■ **Exercise materials**
·····
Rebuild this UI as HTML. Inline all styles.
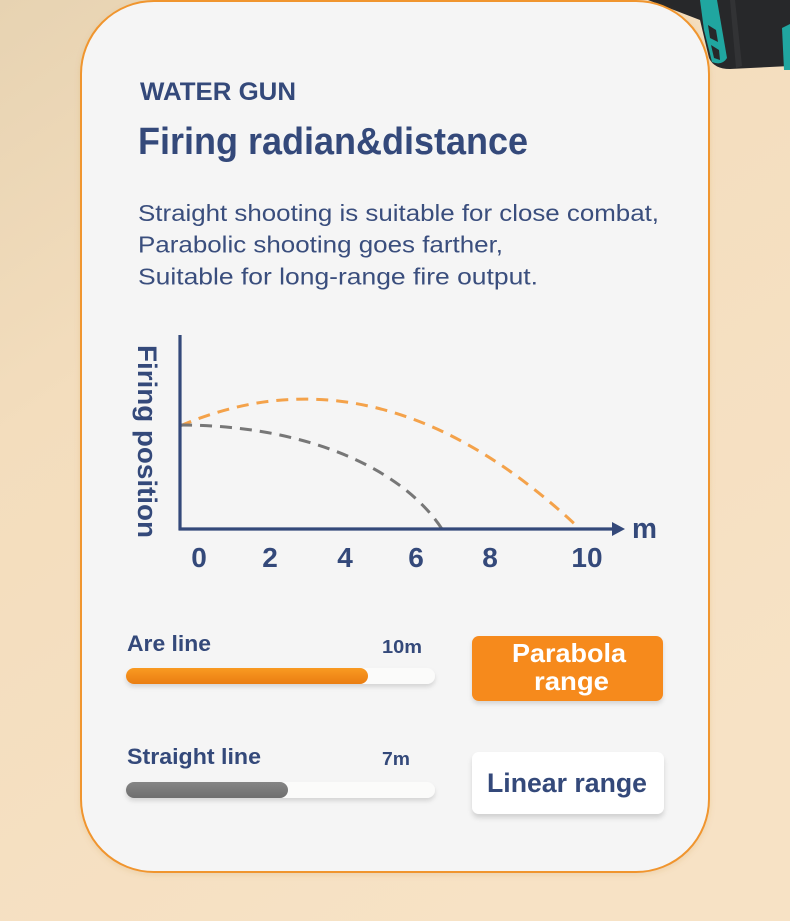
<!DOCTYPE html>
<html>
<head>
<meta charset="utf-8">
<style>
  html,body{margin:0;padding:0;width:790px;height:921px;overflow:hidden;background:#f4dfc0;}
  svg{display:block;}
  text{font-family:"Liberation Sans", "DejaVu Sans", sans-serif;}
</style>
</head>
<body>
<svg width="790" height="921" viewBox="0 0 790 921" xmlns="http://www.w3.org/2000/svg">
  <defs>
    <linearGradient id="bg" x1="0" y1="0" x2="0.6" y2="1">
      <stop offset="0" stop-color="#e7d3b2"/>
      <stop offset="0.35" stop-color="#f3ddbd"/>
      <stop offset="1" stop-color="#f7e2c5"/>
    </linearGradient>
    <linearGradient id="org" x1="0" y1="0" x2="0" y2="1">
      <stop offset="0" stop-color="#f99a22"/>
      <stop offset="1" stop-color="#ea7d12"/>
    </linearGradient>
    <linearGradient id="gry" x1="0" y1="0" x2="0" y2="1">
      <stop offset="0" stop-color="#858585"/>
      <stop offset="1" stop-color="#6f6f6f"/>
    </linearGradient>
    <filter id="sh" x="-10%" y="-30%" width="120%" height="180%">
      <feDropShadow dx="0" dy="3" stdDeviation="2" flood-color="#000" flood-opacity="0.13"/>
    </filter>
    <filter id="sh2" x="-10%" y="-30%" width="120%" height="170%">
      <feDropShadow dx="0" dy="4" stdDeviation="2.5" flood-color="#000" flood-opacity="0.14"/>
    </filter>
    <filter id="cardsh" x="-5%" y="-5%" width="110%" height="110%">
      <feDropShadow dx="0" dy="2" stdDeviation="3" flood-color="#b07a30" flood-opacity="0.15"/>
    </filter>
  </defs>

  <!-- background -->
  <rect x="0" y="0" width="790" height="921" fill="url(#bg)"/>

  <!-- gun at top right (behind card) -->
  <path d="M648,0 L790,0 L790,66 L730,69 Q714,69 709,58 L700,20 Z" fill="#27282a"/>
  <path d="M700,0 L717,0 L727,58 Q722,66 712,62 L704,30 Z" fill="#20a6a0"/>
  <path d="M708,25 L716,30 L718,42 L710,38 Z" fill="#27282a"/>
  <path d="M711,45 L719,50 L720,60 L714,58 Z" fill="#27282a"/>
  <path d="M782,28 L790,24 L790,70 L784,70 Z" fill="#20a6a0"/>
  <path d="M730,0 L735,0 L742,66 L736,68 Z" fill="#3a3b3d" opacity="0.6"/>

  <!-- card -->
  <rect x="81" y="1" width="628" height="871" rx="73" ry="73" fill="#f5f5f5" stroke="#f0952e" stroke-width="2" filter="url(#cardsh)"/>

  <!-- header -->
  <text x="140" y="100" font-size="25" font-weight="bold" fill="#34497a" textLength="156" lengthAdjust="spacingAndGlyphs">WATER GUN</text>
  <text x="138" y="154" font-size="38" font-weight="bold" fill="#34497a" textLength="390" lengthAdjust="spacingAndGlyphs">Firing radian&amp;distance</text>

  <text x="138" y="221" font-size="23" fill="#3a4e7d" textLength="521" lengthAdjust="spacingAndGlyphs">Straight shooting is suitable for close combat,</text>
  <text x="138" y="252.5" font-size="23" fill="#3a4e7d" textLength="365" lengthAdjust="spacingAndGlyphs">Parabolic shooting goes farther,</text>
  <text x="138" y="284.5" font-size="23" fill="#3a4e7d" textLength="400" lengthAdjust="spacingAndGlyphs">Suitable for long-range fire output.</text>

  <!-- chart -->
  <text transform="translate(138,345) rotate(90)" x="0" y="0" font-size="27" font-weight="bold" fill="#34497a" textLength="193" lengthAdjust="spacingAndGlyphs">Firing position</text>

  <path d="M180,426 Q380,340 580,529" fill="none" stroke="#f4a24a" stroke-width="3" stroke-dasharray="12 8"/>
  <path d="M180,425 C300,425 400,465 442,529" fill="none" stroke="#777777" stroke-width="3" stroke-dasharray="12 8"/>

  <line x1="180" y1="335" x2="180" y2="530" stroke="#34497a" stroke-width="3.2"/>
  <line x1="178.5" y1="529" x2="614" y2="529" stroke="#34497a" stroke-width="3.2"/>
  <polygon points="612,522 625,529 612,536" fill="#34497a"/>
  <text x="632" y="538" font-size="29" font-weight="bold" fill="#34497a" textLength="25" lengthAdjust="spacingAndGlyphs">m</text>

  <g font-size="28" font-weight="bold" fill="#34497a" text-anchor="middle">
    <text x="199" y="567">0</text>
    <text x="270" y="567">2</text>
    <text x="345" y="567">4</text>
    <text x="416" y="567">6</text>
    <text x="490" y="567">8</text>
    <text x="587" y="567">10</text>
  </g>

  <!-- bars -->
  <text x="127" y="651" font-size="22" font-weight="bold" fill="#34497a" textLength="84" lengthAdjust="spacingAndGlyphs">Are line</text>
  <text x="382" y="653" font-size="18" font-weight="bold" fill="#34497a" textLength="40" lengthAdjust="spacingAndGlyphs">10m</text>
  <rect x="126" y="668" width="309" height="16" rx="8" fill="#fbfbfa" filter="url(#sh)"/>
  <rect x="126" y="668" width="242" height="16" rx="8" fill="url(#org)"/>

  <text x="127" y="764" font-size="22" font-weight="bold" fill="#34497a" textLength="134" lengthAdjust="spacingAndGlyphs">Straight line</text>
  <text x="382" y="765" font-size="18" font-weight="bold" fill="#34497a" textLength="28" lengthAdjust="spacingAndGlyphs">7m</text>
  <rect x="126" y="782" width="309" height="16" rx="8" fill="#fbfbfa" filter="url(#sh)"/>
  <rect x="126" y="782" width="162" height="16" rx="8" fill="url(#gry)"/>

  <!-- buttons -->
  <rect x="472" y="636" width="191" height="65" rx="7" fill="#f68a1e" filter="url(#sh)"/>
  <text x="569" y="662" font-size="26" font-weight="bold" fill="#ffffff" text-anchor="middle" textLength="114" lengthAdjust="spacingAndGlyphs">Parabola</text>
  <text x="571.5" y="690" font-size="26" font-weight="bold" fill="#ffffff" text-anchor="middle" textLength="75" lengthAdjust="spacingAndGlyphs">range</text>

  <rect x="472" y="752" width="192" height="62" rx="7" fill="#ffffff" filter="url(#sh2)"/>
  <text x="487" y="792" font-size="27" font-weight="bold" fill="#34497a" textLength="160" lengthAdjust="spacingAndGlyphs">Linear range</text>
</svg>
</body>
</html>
·····
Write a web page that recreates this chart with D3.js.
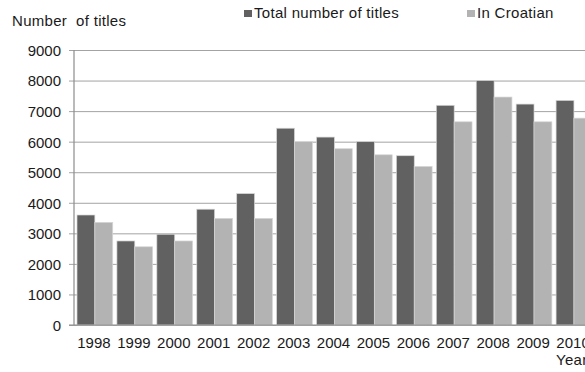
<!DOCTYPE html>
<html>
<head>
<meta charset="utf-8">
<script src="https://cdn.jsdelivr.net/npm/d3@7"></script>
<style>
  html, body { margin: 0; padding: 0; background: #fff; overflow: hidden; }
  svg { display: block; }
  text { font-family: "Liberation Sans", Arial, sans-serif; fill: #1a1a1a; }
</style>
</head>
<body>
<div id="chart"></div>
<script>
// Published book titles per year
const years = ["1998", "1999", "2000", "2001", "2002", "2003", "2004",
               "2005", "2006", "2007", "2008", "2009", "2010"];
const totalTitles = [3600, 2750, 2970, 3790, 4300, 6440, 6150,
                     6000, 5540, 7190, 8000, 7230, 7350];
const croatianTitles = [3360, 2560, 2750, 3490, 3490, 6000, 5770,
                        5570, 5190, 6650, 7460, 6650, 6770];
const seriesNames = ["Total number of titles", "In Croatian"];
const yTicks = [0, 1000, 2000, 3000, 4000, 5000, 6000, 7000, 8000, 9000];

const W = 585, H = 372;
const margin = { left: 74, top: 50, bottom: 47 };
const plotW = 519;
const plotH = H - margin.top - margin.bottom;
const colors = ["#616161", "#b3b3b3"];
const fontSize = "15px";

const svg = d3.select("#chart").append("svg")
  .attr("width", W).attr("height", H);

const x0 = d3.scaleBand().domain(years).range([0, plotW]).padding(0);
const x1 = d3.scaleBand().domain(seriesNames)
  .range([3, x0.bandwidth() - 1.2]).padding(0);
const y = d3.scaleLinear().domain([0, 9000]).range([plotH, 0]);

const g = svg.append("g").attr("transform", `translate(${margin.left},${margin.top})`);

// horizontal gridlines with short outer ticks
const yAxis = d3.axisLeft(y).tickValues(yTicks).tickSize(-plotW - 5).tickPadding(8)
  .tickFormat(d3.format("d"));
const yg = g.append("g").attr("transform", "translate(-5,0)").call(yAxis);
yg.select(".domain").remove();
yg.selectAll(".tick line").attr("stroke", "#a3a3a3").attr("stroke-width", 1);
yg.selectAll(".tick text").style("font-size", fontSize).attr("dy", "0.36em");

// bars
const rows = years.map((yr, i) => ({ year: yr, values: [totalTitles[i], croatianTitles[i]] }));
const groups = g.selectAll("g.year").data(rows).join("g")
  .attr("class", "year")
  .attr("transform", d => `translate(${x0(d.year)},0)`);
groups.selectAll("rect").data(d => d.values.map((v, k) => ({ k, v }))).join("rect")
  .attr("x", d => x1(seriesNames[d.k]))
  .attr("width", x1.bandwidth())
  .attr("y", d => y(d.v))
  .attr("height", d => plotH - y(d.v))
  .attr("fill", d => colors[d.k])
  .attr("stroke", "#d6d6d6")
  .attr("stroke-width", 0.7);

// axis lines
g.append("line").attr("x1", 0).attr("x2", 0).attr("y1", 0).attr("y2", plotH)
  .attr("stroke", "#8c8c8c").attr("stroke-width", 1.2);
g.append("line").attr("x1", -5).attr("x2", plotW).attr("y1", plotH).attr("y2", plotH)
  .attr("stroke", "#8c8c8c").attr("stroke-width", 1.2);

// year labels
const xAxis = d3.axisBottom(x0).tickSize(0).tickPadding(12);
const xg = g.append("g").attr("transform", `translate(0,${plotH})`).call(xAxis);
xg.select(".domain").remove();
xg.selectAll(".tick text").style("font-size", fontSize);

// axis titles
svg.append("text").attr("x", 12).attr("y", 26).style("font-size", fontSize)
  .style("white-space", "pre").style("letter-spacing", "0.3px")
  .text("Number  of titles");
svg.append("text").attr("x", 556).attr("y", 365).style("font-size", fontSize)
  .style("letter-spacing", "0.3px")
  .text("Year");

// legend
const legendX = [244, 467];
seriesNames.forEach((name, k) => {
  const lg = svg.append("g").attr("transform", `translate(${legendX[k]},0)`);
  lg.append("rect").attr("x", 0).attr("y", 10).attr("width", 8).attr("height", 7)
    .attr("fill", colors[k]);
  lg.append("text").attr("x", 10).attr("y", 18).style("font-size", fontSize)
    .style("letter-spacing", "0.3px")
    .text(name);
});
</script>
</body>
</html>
·····
■ **Task prompt**
Leave the pictures out and copy exactly the lines from the one with "Rebuild this UI as HTML. Inline all styles." to the one with "L735,0 L742,66 L736,68", both included.

■ **Result for this exercise**
Rebuild this UI as HTML. Inline all styles.
<!DOCTYPE html>
<html>
<head>
<meta charset="utf-8">
<style>
  html,body{margin:0;padding:0;width:790px;height:921px;overflow:hidden;background:#f4dfc0;}
  svg{display:block;}
  text{font-family:"Liberation Sans", "DejaVu Sans", sans-serif;}
</style>
</head>
<body>
<svg width="790" height="921" viewBox="0 0 790 921" xmlns="http://www.w3.org/2000/svg">
  <defs>
    <linearGradient id="bg" x1="0" y1="0" x2="0.6" y2="1">
      <stop offset="0" stop-color="#e7d3b2"/>
      <stop offset="0.35" stop-color="#f3ddbd"/>
      <stop offset="1" stop-color="#f7e2c5"/>
    </linearGradient>
    <linearGradient id="org" x1="0" y1="0" x2="0" y2="1">
      <stop offset="0" stop-color="#f99a22"/>
      <stop offset="1" stop-color="#ea7d12"/>
    </linearGradient>
    <linearGradient id="gry" x1="0" y1="0" x2="0" y2="1">
      <stop offset="0" stop-color="#858585"/>
      <stop offset="1" stop-color="#6f6f6f"/>
    </linearGradient>
    <filter id="sh" x="-10%" y="-30%" width="120%" height="180%">
      <feDropShadow dx="0" dy="3" stdDeviation="2" flood-color="#000" flood-opacity="0.13"/>
    </filter>
    <filter id="sh2" x="-10%" y="-30%" width="120%" height="170%">
      <feDropShadow dx="0" dy="4" stdDeviation="2.5" flood-color="#000" flood-opacity="0.14"/>
    </filter>
    <filter id="cardsh" x="-5%" y="-5%" width="110%" height="110%">
      <feDropShadow dx="0" dy="2" stdDeviation="3" flood-color="#b07a30" flood-opacity="0.15"/>
    </filter>
  </defs>

  <!-- background -->
  <rect x="0" y="0" width="790" height="921" fill="url(#bg)"/>

  <!-- gun at top right (behind card) -->
  <path d="M648,0 L790,0 L790,66 L730,69 Q714,69 709,58 L700,20 Z" fill="#27282a"/>
  <path d="M700,0 L717,0 L727,58 Q722,66 712,62 L704,30 Z" fill="#20a6a0"/>
  <path d="M708,25 L716,30 L718,42 L710,38 Z" fill="#27282a"/>
  <path d="M711,45 L719,50 L720,60 L714,58 Z" fill="#27282a"/>
  <path d="M782,28 L790,24 L790,70 L784,70 Z" fill="#20a6a0"/>
  <path d="M730,0 L735,0 L742,66 L736,68 Z" fill="#3a3b3d" opacity="0.6"/>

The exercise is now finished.